Heather Siegers

Personal information
- Full name: Heather Diantha Jan Siegers
- Born: 10 October 1996 (age 29) Haarlem, Netherlands
- Batting: Right-handed
- Bowling: Right-arm medium
- Role: Wicket-keeper
- Relations: Silver Siegers (sister)

International information
- National side: Netherlands (2018–2025);
- ODI debut (cap 98): 20 November 2022 v Thailand
- Last ODI: 7 July 2023 v Thailand
- T20I debut (cap 30): 7 July 2018 v UAE
- Last T20I: 24 August 2025 v Italy

Domestic team information
- 2017: Worcestershire

Career statistics
| Competition | WODI | WT20I |
| Matches | 5 | 62 |
| Runs scored | 105 | 1,081 |
| Batting average | 21.00 | 20.39 |
| 100s/50s | 0/0 | 1/2 |
| Top score | 35 | 106* |
| Balls bowled | – | 536 |
| Wickets | – | 28 |
| Bowling average | – | 18.28 |
| 5 wickets in innings | – | 0 |
| 10 wickets in match | – | 0 |
| Best bowling | – | 3/27 |
| Catches/stumpings | 3/– | 21/1 |
- Source: ESPNcricinfo, 14 October 2025

= Heather Siegers =

Dutch cricketer (born 1996)

Heather Diantha Jan Siegers (born 10 October 1996) is a Dutch cricketer, and the former captain of the Netherlands women's national cricket team.

==Career==
She played for the Netherlands women's national cricket team in the 2015 ICC Women's World Twenty20 Qualifier in November 2015.

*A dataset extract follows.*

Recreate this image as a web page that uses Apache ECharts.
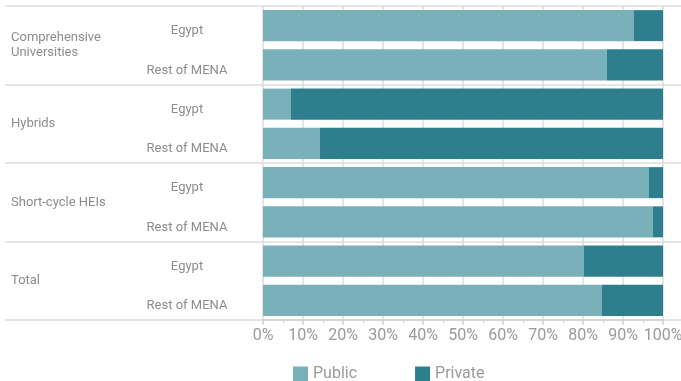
<!DOCTYPE html>
<html><head><meta charset="utf-8">
<script src="https://cdn.jsdelivr.net/npm/echarts@6/dist/echarts.min.js"></script>
<style>html,body{margin:0;padding:0;background:#fff}#c{width:681px;height:381px}</style>
</head><body><div id="c"></div>
<script>
const groups = ['Comprehensive\nUniversities', 'Hybrids', 'Short-cycle HEIs', 'Total'];
const categories = ['Egypt', 'Rest of MENA', 'Egypt', 'Rest of MENA', 'Egypt', 'Rest of MENA', 'Egypt', 'Rest of MENA'];
const publicValues = [92.75, 86, 7, 14.25, 96.5, 97.5, 80.25, 84.75];
const privateValues = [7.25, 14, 93, 85.75, 3.5, 2.5, 19.75, 15.25];
const seriesNames = ['Public', 'Private'];

const chart = echarts.init(document.getElementById('c'));
const font = 'Roboto, sans-serif';
chart.setOption({
  animation: false,
  textStyle: { fontFamily: font },
  grid: [
    { left: 263, right: 18, top: 6, bottom: 61, outerBoundsMode: 'none', containLabel: false },
    { left: 5, right: 0, top: 6, bottom: 61, outerBoundsMode: 'none', containLabel: false }
  ],
  xAxis: [
    { gridIndex: 0, type: 'value', min: 0, max: 100, interval: 10,
      axisLine: { show: true, lineStyle: { color: '#d0d0d0', width: 1.5 } },
      axisTick: { show: true, length: 5, lineStyle: { color: '#d0d0d0', width: 1.5 } },
      minorTick: { show: true, splitNumber: 2, length: 3, lineStyle: { color: '#d0d0d0' } },
      splitLine: { show: true, lineStyle: { color: '#dcdcdc', width: 1.5 } },
      axisLabel: { formatter: '{value}%', color: '#9a9a9a', fontSize: 16, margin: 8, fontFamily: font } },
    { gridIndex: 1, type: 'value', show: false }
  ],
  yAxis: [
    { gridIndex: 0, type: 'category', data: categories, inverse: true,
      axisLine: { show: false }, axisTick: { show: false },
      axisLabel: { align: 'center', verticalAlign: 'top', margin: 76, color: '#8c8c8c', fontSize: 13, lineHeight: 11, fontFamily: font } },
    { gridIndex: 1, type: 'category', data: groups, inverse: true,
      axisLine: { show: false }, axisTick: { show: false },
      splitLine: { show: true, lineStyle: { color: '#dcdcdc', width: 1.5 } },
      axisLabel: { inside: true, align: 'left', margin: 6, color: '#8c8c8c', fontSize: 13, lineHeight: 15, fontFamily: font } }
  ],
  legend: {
    data: seriesNames, left: 288, top: 361, itemWidth: 15, itemHeight: 15, itemGap: 58,
    icon: 'rect', textStyle: { color: '#9a9a9a', fontSize: 16, fontFamily: font }
  },
  series: [
    { name: seriesNames[0], type: 'bar', stack: 's', data: publicValues, xAxisIndex: 0, yAxisIndex: 0,
      barCategoryGap: '21%', itemStyle: { color: '#7ab0ba' } },
    { name: seriesNames[1], type: 'bar', stack: 's', data: privateValues, xAxisIndex: 0, yAxisIndex: 0,
      barCategoryGap: '21%', itemStyle: { color: '#2e7f8e' } }
  ]
});
</script></body></html>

In June 2018, she was named the captain of the Netherlands for the 2018 ICC Women's World Twenty20 Qualifier tournament. Ahead of the tournament, the International Cricket Council (ICC) named her as the player to watch in the Dutch squad. She made her Women's Twenty20 International (WT20I) debut for the Netherlands against the United Arab Emirates in the World Twenty20 Qualifier on 7 July 2018. In July 2018, she was named in the ICC Women's Global Development Squad.

In May 2019, she was named in Netherlands' squad for the 2019 ICC Women's Qualifier Europe tournament in Spain. She was the leading wicket-taker in the tournament, with seven dismissals in four matches. In August 2019, she was named in the Dutch squad for the 2019 ICC Women's World Twenty20 Qualifier tournament in Scotland. She was the leading wicket-taker for the Netherlands in the tournament, with eight dismissals in five matches.

In October 2021, she was named as the captain of the Dutch team for the 2021 Women's Cricket World Cup Qualifier tournament in Zimbabwe.

On 13 October 2025, Siegers announced her retirement from international cricket. She later returned to the Netherlands women's team for the 2026 Women's T20 World Cup.